Efficient Computation of the Quantum Rate-Distortion Function

TL;DR

This paper introduces symmetry reduction and an inexact mirror descent algorithm to efficiently compute the quantum rate-distortion function, enabling faster and more accurate calculations for multi-qubit systems.

Contribution

It presents a novel symmetry reduction approach and an inexact mirror descent algorithm with provable convergence for quantum rate-distortion computation.

Findings

Symmetry reduction simplifies quantum rate-distortion problems.

The proposed algorithm outperforms existing methods in speed and accuracy.

First numerical computation of a multi-qubit quantum rate-distortion function.

Abstract

The quantum rate-distortion function plays a fundamental role in quantum information theory, however there is currently no practical algorithm which can efficiently compute this function to high accuracy for moderate channel dimensions. In this paper, we show how symmetry reduction can significantly simplify common instances of the entanglement-assisted quantum rate-distortion problems. This allows us to better understand the properties of the quantum channels which obtain the optimal rate-distortion trade-off, while also allowing for more efficient computation of the quantum rate-distortion function regardless of the numerical algorithm being used.

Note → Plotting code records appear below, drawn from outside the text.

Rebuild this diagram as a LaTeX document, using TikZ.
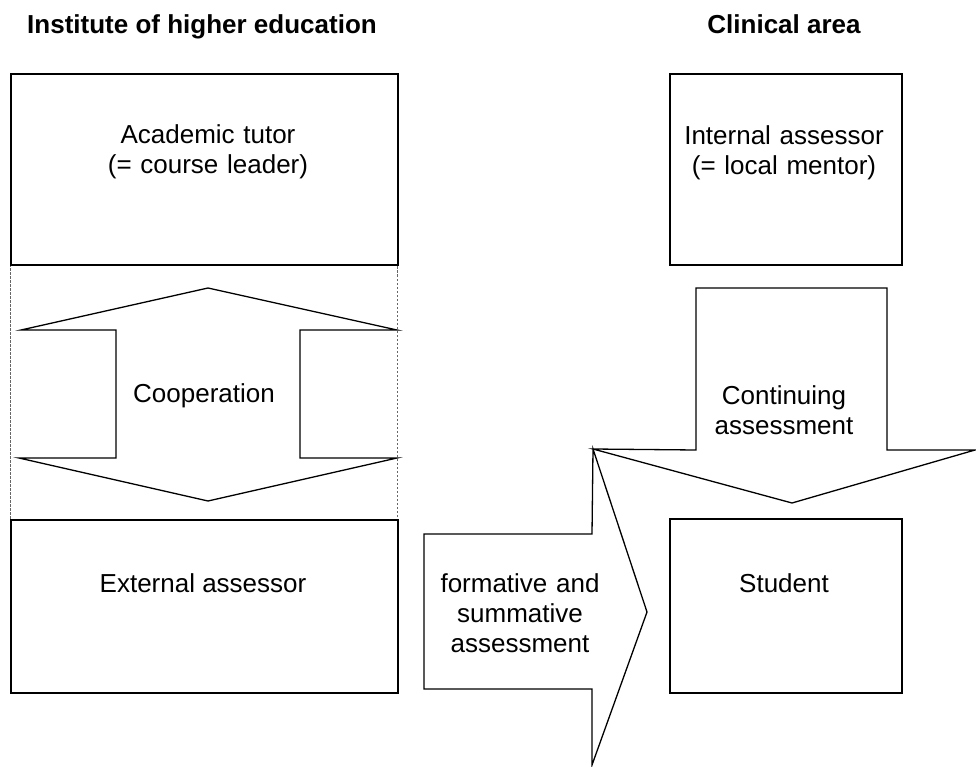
\documentclass[tikz,border=0pt]{standalone}
\usepackage{fontspec}
\setmainfont{Liberation Sans}
\begin{document}
\begin{tikzpicture}[x=1pt,y=-1pt,
  every node/.style={font=\fontsize{26}{30}\selectfont, inner sep=0pt, anchor=base},
  lines/.style={text width=300pt, align=center},
  heading/.style={font=\fontsize{26}{30}\selectfont\bfseries},
  box/.style={draw, line width=2.2pt, rectangle, anchor=north west},
  bigarrow/.style={draw, line width=1.3pt, fill=white, line join=miter},
  frame/.style={draw=gray!80!black, line width=0.8pt, dash pattern=on 2.5pt off 1.5pt}]
\useasboundingbox (0,0) rectangle (976,767);

% column headings
\node[heading] (hInst) at (202,34) {Institute of higher education};
\node[heading] (hClin) at (784,34) {Clinical area};

% dashed frame joining the two university boxes
\draw[frame] (10,264) rectangle (397,519);

% boxes
\node[box, minimum width=387pt, minimum height=191pt] (tutor) at (10,73) {};
\node[box, minimum width=387pt, minimum height=173pt] (external) at (10,519) {};
\node[box, minimum width=232pt, minimum height=191pt] (internal) at (669,73) {};
\node[box, minimum width=232pt, minimum height=174pt] (student) at (669,518) {};

\node[lines] (tTutor) at (208,144) {Academic tutor\\(= course leader)};
\node (tExternal) at (203,592) {External assessor};
\node[lines] (tInternal) at (784,145) {Internal assessor\\(= local mentor)};
\node (tStudent) at (784,592) {Student};

% two-headed cooperation arrow
\draw[bigarrow] (208,288) -- (397,330) -- (300,330) -- (300,458) -- (397,458)
  -- (208,501) -- (19,458) -- (116,458) -- (116,330) -- (21,330) -- cycle;
\node (tCoop) at (204,402) {Cooperation};

% continuing assessment arrow (down)
\draw[bigarrow] (696,288) -- (887,288) -- (887,450) -- (975,450) -- (792,503)
  -- (593,449) -- (696,450) -- cycle;
\node[lines] (tCont) at (784,404) {Continuing\\assessment};

% formative and summative assessment arrow (right)
\draw[bigarrow] (424,534) -- (592,534) -- (593,449) -- (647,612) -- (592,765)
  -- (592,689) -- (424,689) -- cycle;
\node[lines] (tForm) at (520,592) {formative and\\summative\\assessment};
\end{tikzpicture}
\end{document}
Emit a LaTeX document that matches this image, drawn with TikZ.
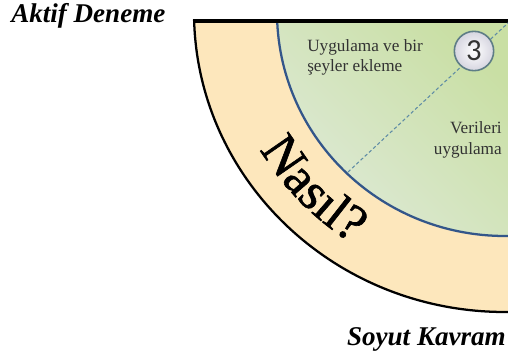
\documentclass[tikz,border=0pt]{standalone}
\usepackage{fontspec}
\setmainfont{Liberation Serif}
\newfontfamily\numfont{Carlito}
\newfontfamily\ringfont[FakeBold=1.2]{Liberation Serif}
\usetikzlibrary{decorations.text}

\definecolor{ringfill}{HTML}{FDE7BC}
\definecolor{coreA}{HTML}{DFEADA}
\definecolor{coreB}{HTML}{C9DFA4}
\definecolor{coreline}{HTML}{33568A}
\definecolor{dashcol}{HTML}{5F8CA5}
\definecolor{badgeline}{HTML}{5E7D86}
\definecolor{badgefill}{HTML}{D6D5E0}
\definecolor{inktext}{HTML}{333333}

\tikzset{
  titletext/.style={inner sep=0pt, font=\bfseries\itshape\fontsize{20.3pt}{22pt}\selectfont},
  bodytext/.style={inner sep=0pt, text=inktext, font=\fontsize{12.9pt}{15pt}\selectfont},
  outerline/.style={draw=black, line width=1.7pt},
  innerline/.style={draw=coreline, line width=1.7pt},
  topline/.style={draw=black, line width=3.6pt},
  dashline/.style={draw=dashcol, line width=0.8pt, dash pattern=on 2.5pt off 1.8pt},
  badge/.style={circle, minimum size=29.5pt, inner sep=0pt, draw=badgeline, line width=1.2pt,
    inner color=white, outer color=badgefill, text=inktext,
    font=\numfont\fontsize{23pt}{23pt}\selectfont}
}

\begin{document}
\begin{tikzpicture}[x=0.75pt, y=0.75pt]
\useasboundingbox (0,0) rectangle (508,358);

% quarter disc: peach ring around a green core
\begin{scope}
  \clip (0,0) rectangle (508,337);
  \fill[ringfill] (505,346) ellipse [x radius=311, y radius=300];
  \begin{scope}
    \clip (505,346) ellipse [x radius=228, y radius=224];
    \shade[top color=coreA, bottom color=coreB, shading angle=135] (270,110) rectangle (512,342);
  \end{scope}
  \path[innerline] (505,346) ellipse [x radius=228, y radius=224];
  \path[outerline] (505,346) ellipse [x radius=311, y radius=300];
\end{scope}
\draw[topline] (192.6,337) -- (508,337);

% ring label set along the arc
\path[decorate, decoration={text along path,
    text={|\ringfont\fontsize{39pt}{40pt}\selectfont|Nasıl?}}]
  (259.9,208.5) arc [start angle=210, end angle=262, x radius=283, y radius=275];

% dashed divider and step badge
\coordinate (rim) at (348,186);
\coordinate (corner) at (508,335);
\draw[dashline] (rim) -- (corner);
\node[badge] (three) at (474,307) {3};

% texts inside the core
\node[bodytext, anchor=base west] (uyg1) at (307,306) {Uygulama ve bir};
\node[bodytext, anchor=base west] (uyg2) at (307,286.5) {şeyler ekleme};
\node[bodytext, anchor=base east] (ver1) at (502,224) {Verileri};
\node[bodytext, anchor=base east] (ver2) at (502,204) {uygulama};

% axis captions
\node[titletext, anchor=base west] (aktif) at (11,335) {Aktif Deneme};
\node[titletext, anchor=base east] (soyut) at (506,13) {Soyut Kavram};
\end{tikzpicture}
\end{document}
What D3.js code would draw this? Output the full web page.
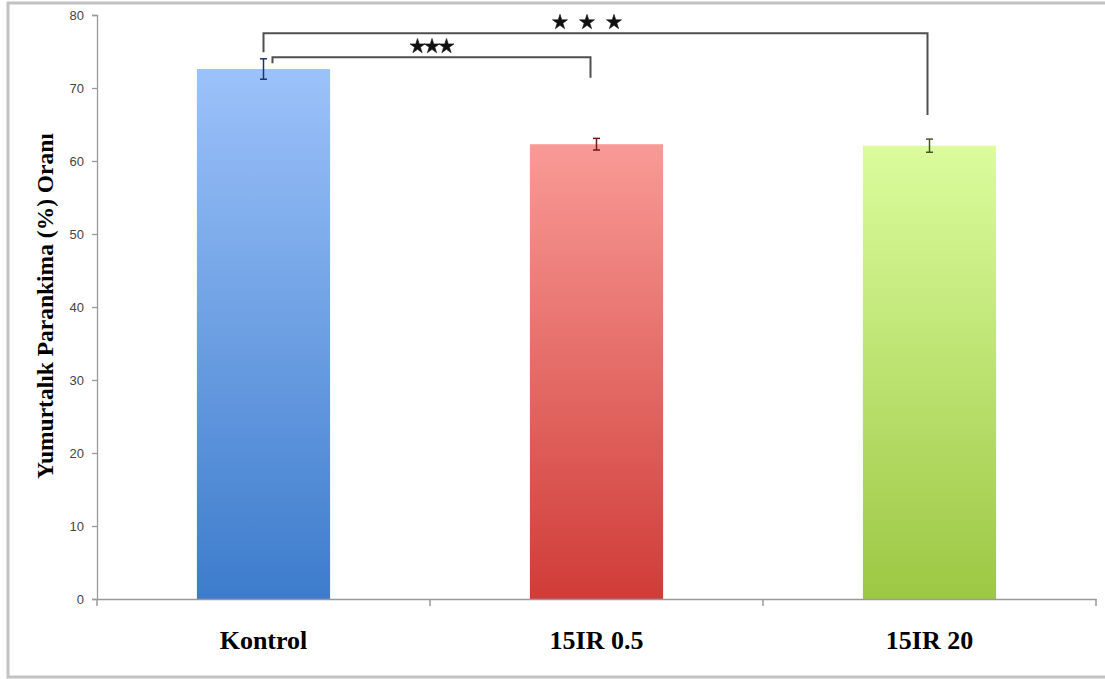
<!DOCTYPE html>
<html>
<head>
<meta charset="utf-8">
<script src="https://cdn.jsdelivr.net/npm/d3@7"></script>
<style>
  body { margin: 0; background: #fff; }
  svg { display: block; }
  .tick text { fill: #444; }
</style>
</head>
<body>
<div id="chart"></div>
<script>
(function() {
    var categories = ["Kontrol", "15IR 0.5", "15IR 20"];
    var values = [72.6, 62.3, 62.1];
    var errors = [1.4, 0.8, 0.9];
    var yTicks = [0, 10, 20, 30, 40, 50, 60, 70, 80];
    var yTitle = "Yumurtalık Parankima (%) Oranı";
    var comparisons = [
        {from: 0, to: 1, stars: 3},
        {from: 0, to: 2, stars: 3}
    ];
    var topColors = ["#9cc2fa", "#f99a96", "#dcfc9d"];
    var bottomColors = ["#3d7ccc", "#d03c38", "#9cc844"];
    var errColors = ["#1d3566", "#6e1c1a", "#46591f"];

    var W = 1105, H = 679;
    var left = 97, right = 1096, top = 15, bottom = 599;

    var svg = d3.select("#chart").append("svg")
        .attr("width", W)
        .attr("height", H);

    // frame (right side is cut off in the original)
    svg.append("rect")
        .attr("x", 8).attr("y", 3)
        .attr("width", W).attr("height", 674)
        .attr("fill", "none")
        .attr("stroke", "#c2c2c2")
        .attr("stroke-width", 3);

    var x = d3.scaleBand()
        .domain(categories)
        .range([left, right])
        .paddingInner(0.6)
        .paddingOuter(0.3);

    var y = d3.scaleLinear()
        .domain([0, 80])
        .range([bottom, top]);

    var defs = svg.append("defs");
    categories.forEach(function(c, i) {
        var g = defs.append("linearGradient")
            .attr("id", "grad" + i)
            .attr("x1", 0).attr("y1", 0).attr("x2", 0).attr("y2", 1);
        g.append("stop").attr("offset", "0%").attr("stop-color", topColors[i]);
        g.append("stop").attr("offset", "100%").attr("stop-color", bottomColors[i]);
    });

    svg.selectAll(".bar")
        .data(values)
        .enter()
        .append("rect")
        .attr("class", "bar")
        .attr("x", (d, i) => x(categories[i]))
        .attr("width", x.bandwidth())
        .attr("y", d => y(d))
        .attr("height", d => bottom - y(d))
        .attr("fill", (d, i) => "url(#grad" + i + ")");

    // y axis
    var yAxis = svg.append("g")
        .attr("transform", "translate(" + left + ",0)")
        .call(d3.axisLeft(y).tickValues(yTicks).tickSize(5).tickPadding(8));
    yAxis.selectAll("text")
        .style("font-family", "'Liberation Sans', Arial, sans-serif")
        .style("font-size", "13px");
    yAxis.selectAll("line, path").attr("stroke", "#9a9a9a").attr("stroke-width", 1.3);

    // x axis: labels at band centres, ticks at band edges
    var xAxis = svg.append("g")
        .attr("transform", "translate(0," + bottom + ")")
        .call(d3.axisBottom(x).tickSize(0).tickPadding(32).tickSizeOuter(0));
    xAxis.select(".domain").attr("stroke", "#9a9a9a").attr("stroke-width", 1.5);
    xAxis.selectAll("text")
        .style("font-family", "'Liberation Serif', 'Times New Roman', serif")
        .style("font-size", "26px")
        .style("font-weight", "bold")
        .style("fill", "#000");

    var edges = d3.range(categories.length + 1).map(i => left + i * x.step());
    svg.selectAll(".edge")
        .data(edges)
        .enter()
        .append("line")
        .attr("class", "edge")
        .attr("x1", d => d).attr("x2", d => d)
        .attr("y1", bottom).attr("y2", bottom + 7)
        .attr("stroke", "#9a9a9a")
        .attr("stroke-width", 1.5);

    // error bars
    var eb = svg.selectAll(".err")
        .data(values)
        .enter()
        .append("g")
        .attr("class", "err")
        .attr("stroke", (d, i) => errColors[i])
        .attr("stroke-width", 1.5);
    eb.append("line")
        .attr("x1", (d, i) => x(categories[i]) + x.bandwidth() / 2)
        .attr("x2", (d, i) => x(categories[i]) + x.bandwidth() / 2)
        .attr("y1", (d, i) => y(d + errors[i]))
        .attr("y2", (d, i) => y(d - errors[i]));
    [1, -1].forEach(function(s) {
        eb.append("line")
            .attr("x1", (d, i) => x(categories[i]) + x.bandwidth() / 2 - 3.5)
            .attr("x2", (d, i) => x(categories[i]) + x.bandwidth() / 2 + 3.5)
            .attr("y1", (d, i) => y(d + s * errors[i]))
            .attr("y2", (d, i) => y(d + s * errors[i]));
    });

    // significance brackets
    var cx = i => x(categories[i]) + x.bandwidth() / 2;
    var brackets = [
        {level: 74.2, leftEnd: 73.4, rightEnd: 71.4, dl: 9, dr: -6, mid: 432, gap: 14.5},
        {level: 77.5, leftEnd: 74.9, rightEnd: 66.3, dl: 0, dr: -2, mid: 587, gap: 27}
    ];
    comparisons.forEach(function(c, k) {
        var b = brackets[k];
        var x1 = cx(c.from) + b.dl, x2 = cx(c.to) + b.dr;
        svg.append("path")
            .attr("d", "M" + x1 + "," + y(b.leftEnd) + "V" + y(b.level) + "H" + x2 + "V" + y(b.rightEnd))
            .attr("fill", "none")
            .attr("stroke", "#505050")
            .attr("stroke-width", 2);
        svg.selectAll(".star" + k)
            .data(d3.range(c.stars))
            .enter()
            .append("path")
            .attr("class", "star" + k)
            .attr("d", d3.symbol().type(d3.symbolStar).size(70))
            .attr("transform", j => "translate(" + (b.mid + (j - (c.stars - 1) / 2) * b.gap) + "," + (y(b.level) - 11) + ")")
            .attr("fill", "#111")
            .attr("stroke", "#111")
            .attr("stroke-width", 0.6)
            .attr("stroke-linejoin", "round");
    });

    // y title
    svg.append("text")
        .attr("transform", "translate(53,306) rotate(-90)")
        .attr("text-anchor", "middle")
        .style("font-family", "'Liberation Serif', 'Times New Roman', serif")
        .style("font-size", "23.5px")
        .style("font-weight", "bold")
        .text(yTitle);
})();
</script>
</body>
</html>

Additionally, we propose an inexact variant of the mirror descent algorithm to compute the quantum rate-distortion function with provable sublinear convergence rates. We show how this mirror descent algorithm is related to Blahut-Arimoto and expectation-maximization methods previously used to solve similar problems in information theory. Using these techniques, we present the first numerical experiments to compute a multi-qubit quantum rate-distortion function, and show that our proposed algorithm solves faster and to higher accuracy when compared to existing methods.